Exercise goal: No pictures belong in the copy; return exactly the lines from the one with "Reproduce this chart with Bokeh." through the one with "from bokeh.resources import INLINE", both ends included, and nothing else.

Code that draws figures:
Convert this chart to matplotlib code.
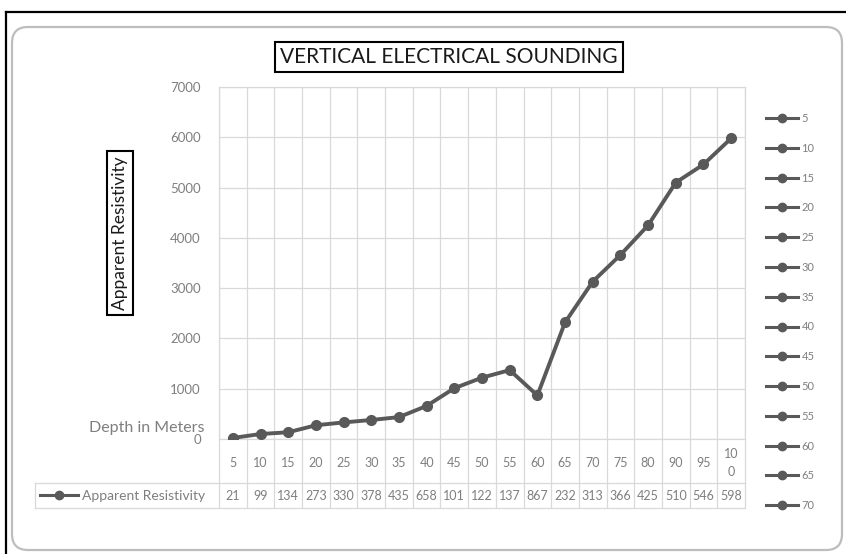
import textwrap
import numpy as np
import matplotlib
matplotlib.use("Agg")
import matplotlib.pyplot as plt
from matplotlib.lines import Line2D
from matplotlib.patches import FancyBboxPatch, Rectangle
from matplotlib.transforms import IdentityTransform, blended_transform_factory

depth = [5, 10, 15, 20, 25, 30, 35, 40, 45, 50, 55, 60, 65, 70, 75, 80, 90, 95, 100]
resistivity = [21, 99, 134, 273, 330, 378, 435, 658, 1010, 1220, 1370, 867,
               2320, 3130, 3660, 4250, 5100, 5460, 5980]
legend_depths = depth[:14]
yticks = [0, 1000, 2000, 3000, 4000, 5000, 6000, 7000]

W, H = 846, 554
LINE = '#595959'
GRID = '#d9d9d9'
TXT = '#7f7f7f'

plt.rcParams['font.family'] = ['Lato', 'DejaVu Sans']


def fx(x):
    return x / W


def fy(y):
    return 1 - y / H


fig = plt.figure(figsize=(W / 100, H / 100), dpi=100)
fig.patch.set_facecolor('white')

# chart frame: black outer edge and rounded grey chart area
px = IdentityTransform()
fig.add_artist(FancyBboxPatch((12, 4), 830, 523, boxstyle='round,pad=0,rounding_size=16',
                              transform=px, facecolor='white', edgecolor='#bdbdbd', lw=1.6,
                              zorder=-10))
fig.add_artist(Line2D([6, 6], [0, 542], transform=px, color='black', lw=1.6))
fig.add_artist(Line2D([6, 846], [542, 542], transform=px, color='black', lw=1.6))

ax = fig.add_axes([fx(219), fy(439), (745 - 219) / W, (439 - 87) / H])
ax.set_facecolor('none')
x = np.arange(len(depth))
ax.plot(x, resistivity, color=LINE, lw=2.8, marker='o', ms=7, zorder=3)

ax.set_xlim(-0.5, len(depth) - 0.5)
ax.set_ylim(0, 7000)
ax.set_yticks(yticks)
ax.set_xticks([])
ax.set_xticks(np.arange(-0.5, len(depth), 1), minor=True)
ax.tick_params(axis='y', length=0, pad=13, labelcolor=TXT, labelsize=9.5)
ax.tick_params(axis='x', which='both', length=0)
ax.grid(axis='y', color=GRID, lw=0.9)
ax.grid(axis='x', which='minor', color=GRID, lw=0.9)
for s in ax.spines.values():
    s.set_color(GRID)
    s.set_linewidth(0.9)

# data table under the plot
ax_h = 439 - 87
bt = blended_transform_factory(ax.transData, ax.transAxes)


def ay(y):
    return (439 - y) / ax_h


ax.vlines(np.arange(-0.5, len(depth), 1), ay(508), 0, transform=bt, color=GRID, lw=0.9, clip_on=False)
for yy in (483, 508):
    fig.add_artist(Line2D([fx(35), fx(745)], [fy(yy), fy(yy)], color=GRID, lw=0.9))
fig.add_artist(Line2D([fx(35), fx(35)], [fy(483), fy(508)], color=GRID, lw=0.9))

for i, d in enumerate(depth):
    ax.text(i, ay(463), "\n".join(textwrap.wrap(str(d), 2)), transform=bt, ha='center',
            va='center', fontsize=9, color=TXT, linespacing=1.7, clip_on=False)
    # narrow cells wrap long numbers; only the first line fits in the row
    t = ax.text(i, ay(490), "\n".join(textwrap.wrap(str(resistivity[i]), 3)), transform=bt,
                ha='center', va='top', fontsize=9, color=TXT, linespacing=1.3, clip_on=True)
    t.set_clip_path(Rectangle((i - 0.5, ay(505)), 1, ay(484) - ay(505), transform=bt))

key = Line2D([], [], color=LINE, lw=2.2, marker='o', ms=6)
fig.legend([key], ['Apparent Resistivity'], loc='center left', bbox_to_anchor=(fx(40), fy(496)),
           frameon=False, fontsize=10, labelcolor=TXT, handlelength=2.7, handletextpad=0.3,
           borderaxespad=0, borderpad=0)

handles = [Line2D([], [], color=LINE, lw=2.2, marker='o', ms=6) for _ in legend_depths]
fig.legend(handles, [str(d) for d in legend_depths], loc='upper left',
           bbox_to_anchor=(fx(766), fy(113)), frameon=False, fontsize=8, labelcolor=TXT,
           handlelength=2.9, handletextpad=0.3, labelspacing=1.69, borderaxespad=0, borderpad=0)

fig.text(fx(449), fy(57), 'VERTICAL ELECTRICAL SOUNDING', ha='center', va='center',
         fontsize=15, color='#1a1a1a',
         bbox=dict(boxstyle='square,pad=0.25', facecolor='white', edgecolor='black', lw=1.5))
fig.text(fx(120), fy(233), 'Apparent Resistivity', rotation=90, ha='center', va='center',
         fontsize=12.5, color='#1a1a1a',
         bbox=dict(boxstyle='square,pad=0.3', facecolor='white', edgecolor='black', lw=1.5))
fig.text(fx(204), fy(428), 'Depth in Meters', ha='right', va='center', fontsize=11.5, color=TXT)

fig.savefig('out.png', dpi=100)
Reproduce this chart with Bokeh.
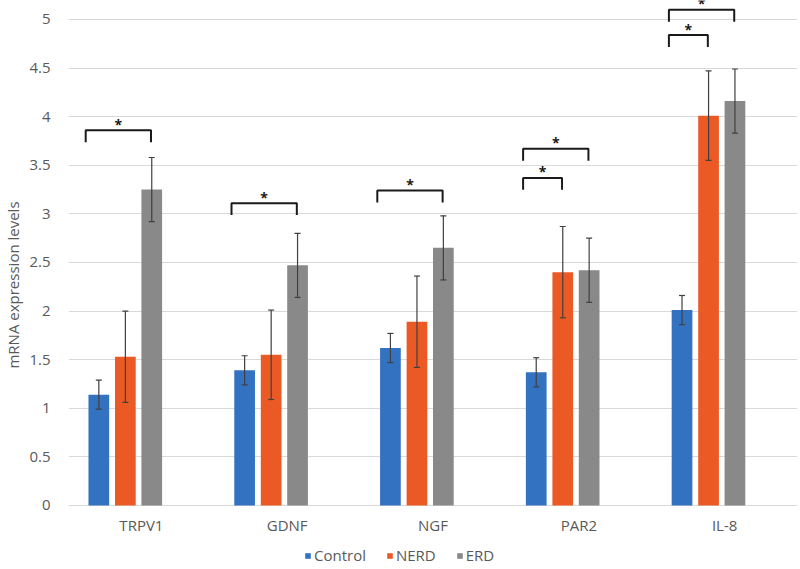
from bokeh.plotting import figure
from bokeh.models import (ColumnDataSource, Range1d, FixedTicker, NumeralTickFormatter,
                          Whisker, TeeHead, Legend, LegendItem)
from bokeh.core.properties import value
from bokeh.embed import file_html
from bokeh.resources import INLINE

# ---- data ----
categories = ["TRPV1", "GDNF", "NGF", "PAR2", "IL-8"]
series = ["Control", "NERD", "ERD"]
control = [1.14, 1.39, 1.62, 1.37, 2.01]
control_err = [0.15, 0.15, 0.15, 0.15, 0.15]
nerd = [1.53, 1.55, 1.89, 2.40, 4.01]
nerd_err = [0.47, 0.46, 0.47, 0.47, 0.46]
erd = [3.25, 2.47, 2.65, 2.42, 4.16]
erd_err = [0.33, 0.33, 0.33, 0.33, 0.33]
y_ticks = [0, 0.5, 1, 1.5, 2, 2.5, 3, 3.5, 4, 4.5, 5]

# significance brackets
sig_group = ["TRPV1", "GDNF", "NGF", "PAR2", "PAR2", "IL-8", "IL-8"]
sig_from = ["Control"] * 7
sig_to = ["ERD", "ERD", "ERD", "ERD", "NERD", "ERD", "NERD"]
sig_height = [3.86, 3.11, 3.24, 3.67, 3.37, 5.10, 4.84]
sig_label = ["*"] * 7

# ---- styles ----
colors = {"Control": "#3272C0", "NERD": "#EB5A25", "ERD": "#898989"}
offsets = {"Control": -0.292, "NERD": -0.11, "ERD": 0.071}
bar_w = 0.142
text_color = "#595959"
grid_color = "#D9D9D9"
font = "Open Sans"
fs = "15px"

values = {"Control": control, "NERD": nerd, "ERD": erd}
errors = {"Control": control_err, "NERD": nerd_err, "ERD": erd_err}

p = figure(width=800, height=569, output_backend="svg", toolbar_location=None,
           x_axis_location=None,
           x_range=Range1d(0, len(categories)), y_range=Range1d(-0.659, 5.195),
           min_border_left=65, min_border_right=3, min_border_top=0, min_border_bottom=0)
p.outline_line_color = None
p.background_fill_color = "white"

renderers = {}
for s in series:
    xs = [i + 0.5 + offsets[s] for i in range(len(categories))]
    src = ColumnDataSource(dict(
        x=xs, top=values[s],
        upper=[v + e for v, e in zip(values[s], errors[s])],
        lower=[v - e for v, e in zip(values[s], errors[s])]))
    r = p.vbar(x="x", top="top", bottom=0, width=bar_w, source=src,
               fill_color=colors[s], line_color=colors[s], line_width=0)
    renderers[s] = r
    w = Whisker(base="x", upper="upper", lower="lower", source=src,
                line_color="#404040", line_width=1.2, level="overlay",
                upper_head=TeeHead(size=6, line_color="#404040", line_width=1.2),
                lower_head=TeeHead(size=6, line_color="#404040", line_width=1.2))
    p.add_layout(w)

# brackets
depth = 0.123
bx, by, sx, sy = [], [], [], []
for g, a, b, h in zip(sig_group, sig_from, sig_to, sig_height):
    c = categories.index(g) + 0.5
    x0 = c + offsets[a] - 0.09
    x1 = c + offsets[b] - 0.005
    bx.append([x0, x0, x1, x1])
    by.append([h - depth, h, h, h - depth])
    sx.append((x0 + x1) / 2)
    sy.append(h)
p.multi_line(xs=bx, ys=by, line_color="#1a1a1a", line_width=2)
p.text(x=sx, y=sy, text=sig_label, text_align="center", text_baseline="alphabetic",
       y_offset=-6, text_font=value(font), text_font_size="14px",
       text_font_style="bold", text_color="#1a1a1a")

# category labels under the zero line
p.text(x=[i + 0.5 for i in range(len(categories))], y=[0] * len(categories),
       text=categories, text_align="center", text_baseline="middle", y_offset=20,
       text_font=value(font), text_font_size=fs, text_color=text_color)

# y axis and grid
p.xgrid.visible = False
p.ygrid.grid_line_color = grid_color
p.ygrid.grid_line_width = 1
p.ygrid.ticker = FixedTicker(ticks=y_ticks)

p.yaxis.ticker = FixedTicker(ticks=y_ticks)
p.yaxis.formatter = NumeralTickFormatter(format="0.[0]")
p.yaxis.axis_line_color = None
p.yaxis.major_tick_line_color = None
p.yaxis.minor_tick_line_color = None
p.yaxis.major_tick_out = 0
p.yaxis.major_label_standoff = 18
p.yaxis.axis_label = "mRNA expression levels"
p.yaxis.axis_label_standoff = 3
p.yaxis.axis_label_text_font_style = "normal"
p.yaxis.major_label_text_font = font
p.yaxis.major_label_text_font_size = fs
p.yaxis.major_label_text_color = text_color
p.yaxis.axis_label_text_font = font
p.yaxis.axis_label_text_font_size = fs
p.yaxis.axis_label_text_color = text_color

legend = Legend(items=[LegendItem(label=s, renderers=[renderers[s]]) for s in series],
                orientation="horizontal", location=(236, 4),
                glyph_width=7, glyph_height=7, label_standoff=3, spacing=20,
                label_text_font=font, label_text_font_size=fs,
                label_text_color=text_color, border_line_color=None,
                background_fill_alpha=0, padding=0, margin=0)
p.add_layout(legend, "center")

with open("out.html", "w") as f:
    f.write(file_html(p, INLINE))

Result of the task:
Reproduce this chart with Bokeh.
from bokeh.plotting import figure
from bokeh.models import (ColumnDataSource, Range1d, FixedTicker, NumeralTickFormatter,
                          Whisker, TeeHead, Legend, LegendItem)
from bokeh.core.properties import value
from bokeh.embed import file_html
from bokeh.resources import INLINE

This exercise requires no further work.